** start **

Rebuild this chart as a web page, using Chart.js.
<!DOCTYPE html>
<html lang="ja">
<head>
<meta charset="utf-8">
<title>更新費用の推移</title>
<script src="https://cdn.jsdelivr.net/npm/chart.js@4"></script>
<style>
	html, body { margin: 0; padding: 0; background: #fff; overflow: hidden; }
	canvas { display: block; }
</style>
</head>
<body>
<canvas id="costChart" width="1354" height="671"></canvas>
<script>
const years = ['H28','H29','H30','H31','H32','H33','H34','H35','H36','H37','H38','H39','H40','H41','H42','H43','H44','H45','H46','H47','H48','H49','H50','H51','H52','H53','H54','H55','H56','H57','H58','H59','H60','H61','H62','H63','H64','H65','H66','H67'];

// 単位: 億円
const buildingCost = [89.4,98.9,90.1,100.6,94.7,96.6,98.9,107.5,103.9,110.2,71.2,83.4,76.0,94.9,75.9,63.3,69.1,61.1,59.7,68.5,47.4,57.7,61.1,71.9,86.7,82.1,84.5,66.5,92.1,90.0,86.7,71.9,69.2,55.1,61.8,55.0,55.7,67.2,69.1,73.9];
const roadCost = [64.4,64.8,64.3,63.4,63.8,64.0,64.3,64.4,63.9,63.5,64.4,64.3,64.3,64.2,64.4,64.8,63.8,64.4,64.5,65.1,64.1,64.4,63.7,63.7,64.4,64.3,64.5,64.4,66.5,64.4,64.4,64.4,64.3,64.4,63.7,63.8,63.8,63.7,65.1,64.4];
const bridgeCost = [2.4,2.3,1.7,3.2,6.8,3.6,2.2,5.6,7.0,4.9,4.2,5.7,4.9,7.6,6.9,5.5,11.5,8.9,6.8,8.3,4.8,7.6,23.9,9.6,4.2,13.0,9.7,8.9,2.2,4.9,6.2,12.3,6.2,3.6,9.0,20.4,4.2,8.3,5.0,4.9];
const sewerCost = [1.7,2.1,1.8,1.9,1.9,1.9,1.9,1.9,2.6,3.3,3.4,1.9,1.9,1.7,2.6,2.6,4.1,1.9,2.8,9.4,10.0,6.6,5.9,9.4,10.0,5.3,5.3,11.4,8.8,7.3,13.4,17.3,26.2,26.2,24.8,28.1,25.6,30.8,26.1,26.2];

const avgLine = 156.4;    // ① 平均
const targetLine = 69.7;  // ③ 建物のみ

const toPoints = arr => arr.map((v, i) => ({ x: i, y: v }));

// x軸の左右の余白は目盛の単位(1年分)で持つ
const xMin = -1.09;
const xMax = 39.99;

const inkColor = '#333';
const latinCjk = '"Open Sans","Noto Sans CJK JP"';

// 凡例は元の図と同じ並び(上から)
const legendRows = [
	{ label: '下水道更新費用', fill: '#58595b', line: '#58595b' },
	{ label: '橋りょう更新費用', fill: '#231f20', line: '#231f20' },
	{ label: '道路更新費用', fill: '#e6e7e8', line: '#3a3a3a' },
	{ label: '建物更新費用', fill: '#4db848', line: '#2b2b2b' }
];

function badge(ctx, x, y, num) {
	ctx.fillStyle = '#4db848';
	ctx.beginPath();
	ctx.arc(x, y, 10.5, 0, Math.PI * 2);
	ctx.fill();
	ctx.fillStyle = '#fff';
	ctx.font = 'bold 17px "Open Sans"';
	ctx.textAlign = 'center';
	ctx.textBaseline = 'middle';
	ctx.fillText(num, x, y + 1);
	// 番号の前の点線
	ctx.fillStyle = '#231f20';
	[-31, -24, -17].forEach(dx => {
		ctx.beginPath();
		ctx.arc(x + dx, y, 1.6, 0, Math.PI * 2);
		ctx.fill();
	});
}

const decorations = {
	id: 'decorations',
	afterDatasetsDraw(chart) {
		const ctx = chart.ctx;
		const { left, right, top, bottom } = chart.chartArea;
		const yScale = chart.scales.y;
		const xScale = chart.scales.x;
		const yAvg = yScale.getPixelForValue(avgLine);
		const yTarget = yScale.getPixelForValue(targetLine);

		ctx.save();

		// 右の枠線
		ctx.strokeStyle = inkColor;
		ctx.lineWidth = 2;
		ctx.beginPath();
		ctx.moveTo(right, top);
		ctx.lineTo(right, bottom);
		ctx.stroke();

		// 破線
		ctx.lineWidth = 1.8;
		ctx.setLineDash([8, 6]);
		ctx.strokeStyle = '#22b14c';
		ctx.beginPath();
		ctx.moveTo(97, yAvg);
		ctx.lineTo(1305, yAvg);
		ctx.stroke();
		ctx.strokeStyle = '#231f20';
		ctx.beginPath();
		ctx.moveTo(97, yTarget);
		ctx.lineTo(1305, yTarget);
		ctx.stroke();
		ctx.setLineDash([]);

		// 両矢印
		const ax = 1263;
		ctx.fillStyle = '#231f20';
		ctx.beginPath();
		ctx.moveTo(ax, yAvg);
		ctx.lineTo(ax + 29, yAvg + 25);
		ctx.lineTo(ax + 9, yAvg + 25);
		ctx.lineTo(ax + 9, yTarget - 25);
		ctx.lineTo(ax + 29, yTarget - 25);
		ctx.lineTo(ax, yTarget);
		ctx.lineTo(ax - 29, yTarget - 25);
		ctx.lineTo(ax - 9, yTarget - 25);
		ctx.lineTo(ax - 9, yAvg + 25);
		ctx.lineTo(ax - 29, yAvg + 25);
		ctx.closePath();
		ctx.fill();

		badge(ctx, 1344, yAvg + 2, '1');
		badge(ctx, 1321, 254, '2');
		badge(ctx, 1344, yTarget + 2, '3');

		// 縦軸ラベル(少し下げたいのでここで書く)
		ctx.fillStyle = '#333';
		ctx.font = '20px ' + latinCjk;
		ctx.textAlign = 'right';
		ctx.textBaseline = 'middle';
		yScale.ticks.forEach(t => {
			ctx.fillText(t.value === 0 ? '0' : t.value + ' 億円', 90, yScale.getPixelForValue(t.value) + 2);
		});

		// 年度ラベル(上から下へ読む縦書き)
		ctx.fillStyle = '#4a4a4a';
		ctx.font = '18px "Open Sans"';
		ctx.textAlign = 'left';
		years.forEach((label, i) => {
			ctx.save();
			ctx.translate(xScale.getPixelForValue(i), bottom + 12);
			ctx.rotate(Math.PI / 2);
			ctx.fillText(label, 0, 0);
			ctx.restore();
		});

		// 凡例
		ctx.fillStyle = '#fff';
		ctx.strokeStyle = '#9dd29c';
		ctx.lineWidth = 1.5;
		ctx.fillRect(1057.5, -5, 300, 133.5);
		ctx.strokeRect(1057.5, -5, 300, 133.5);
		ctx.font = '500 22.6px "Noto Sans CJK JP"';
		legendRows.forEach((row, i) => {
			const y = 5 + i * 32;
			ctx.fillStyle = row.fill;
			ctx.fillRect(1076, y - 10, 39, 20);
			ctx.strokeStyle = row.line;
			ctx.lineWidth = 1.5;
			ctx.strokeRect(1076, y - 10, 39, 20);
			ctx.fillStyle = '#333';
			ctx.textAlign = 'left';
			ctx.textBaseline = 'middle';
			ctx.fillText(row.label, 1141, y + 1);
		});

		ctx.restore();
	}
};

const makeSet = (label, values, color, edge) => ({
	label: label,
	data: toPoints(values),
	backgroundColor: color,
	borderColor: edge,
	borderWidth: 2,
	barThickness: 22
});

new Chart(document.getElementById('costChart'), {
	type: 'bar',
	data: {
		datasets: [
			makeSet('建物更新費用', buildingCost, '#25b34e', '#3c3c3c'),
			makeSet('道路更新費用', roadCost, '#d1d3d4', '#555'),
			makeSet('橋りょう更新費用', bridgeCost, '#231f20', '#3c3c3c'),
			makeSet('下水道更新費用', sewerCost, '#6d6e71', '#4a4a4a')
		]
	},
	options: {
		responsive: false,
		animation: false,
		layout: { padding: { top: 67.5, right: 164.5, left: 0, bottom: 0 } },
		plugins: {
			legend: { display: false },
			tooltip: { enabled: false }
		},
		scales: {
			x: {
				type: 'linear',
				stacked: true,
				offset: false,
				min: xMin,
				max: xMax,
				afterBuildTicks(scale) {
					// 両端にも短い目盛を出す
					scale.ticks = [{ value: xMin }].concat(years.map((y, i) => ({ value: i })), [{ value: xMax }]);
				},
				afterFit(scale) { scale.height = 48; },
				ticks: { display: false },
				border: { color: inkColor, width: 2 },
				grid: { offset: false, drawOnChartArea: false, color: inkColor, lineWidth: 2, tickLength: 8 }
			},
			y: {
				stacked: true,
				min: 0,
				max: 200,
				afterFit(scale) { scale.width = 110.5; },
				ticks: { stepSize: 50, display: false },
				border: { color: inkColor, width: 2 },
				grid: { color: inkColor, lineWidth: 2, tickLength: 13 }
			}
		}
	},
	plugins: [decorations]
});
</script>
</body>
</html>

** end **

Reproduce verbatim only this range: the first line of the material through the line that contains "const xMax = 39.99;", inclusive.

Rebuild this chart as a web page, using Chart.js.
<!DOCTYPE html>
<html lang="ja">
<head>
<meta charset="utf-8">
<title>更新費用の推移</title>
<script src="https://cdn.jsdelivr.net/npm/chart.js@4"></script>
<style>
	html, body { margin: 0; padding: 0; background: #fff; overflow: hidden; }
	canvas { display: block; }
</style>
</head>
<body>
<canvas id="costChart" width="1354" height="671"></canvas>
<script>
const years = ['H28','H29','H30','H31','H32','H33','H34','H35','H36','H37','H38','H39','H40','H41','H42','H43','H44','H45','H46','H47','H48','H49','H50','H51','H52','H53','H54','H55','H56','H57','H58','H59','H60','H61','H62','H63','H64','H65','H66','H67'];

// 単位: 億円
const buildingCost = [89.4,98.9,90.1,100.6,94.7,96.6,98.9,107.5,103.9,110.2,71.2,83.4,76.0,94.9,75.9,63.3,69.1,61.1,59.7,68.5,47.4,57.7,61.1,71.9,86.7,82.1,84.5,66.5,92.1,90.0,86.7,71.9,69.2,55.1,61.8,55.0,55.7,67.2,69.1,73.9];
const roadCost = [64.4,64.8,64.3,63.4,63.8,64.0,64.3,64.4,63.9,63.5,64.4,64.3,64.3,64.2,64.4,64.8,63.8,64.4,64.5,65.1,64.1,64.4,63.7,63.7,64.4,64.3,64.5,64.4,66.5,64.4,64.4,64.4,64.3,64.4,63.7,63.8,63.8,63.7,65.1,64.4];
const bridgeCost = [2.4,2.3,1.7,3.2,6.8,3.6,2.2,5.6,7.0,4.9,4.2,5.7,4.9,7.6,6.9,5.5,11.5,8.9,6.8,8.3,4.8,7.6,23.9,9.6,4.2,13.0,9.7,8.9,2.2,4.9,6.2,12.3,6.2,3.6,9.0,20.4,4.2,8.3,5.0,4.9];
const sewerCost = [1.7,2.1,1.8,1.9,1.9,1.9,1.9,1.9,2.6,3.3,3.4,1.9,1.9,1.7,2.6,2.6,4.1,1.9,2.8,9.4,10.0,6.6,5.9,9.4,10.0,5.3,5.3,11.4,8.8,7.3,13.4,17.3,26.2,26.2,24.8,28.1,25.6,30.8,26.1,26.2];

const avgLine = 156.4;    // ① 平均
const targetLine = 69.7;  // ③ 建物のみ

const toPoints = arr => arr.map((v, i) => ({ x: i, y: v }));

// x軸の左右の余白は目盛の単位(1年分)で持つ
const xMin = -1.09;
const xMax = 39.99;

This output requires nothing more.